The detectability of single spinless stellar-mass black holes through gravitational lensing of gravitational waves with advanced LIGO

Abstract: We investigate the detectability of gravitational waves that have been lensed by a spinless stellar-mass black hole, with respect to the advanced LIGO. By solving the full relativistic linear wave equations in the spacetime of a Schwarzschild black hole, we find that the strong gravity can create unique signals in the lensed waveform, particularly during the merger and ringdown stages. The differences in terms of fitting factor between the lensed waveform and best-fitted unlensed general relativity template with spin-precessing and higher-order multipoles are greater than $5\%$ for the lens black hole mass within $70M_{\odot}<M_{\rm lens}<133.33 M_{\odot}$ under advanced LIGO's sensitivity.

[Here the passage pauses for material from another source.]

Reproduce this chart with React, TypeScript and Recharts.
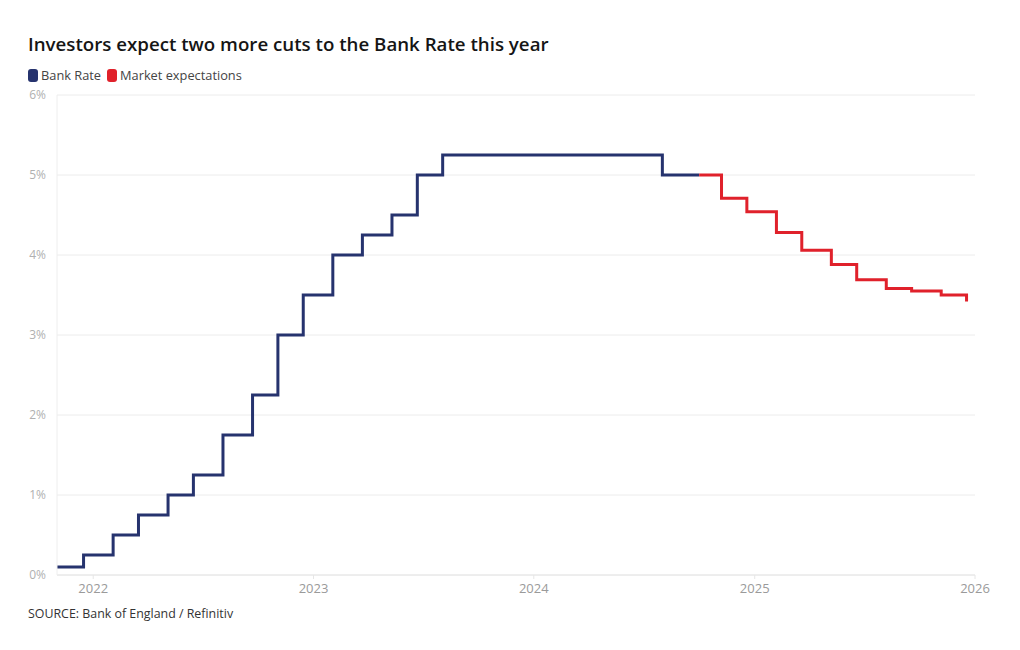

This is up to 5 times more detectable than the previous analysis based on the weak field approximation for a point mass and covers most part of the black hole mass gap predicted by stellar evolution theory. Based on Bayesian inference, the lensing feature can be distinguished with a signal-to-noise ratio of 12.5 for $M_{\rm lens}=70 M_{\odot}$ and 19.2 for $M_{\rm lens}=250 M_{\odot}$, which is attainable for advanced LIGO.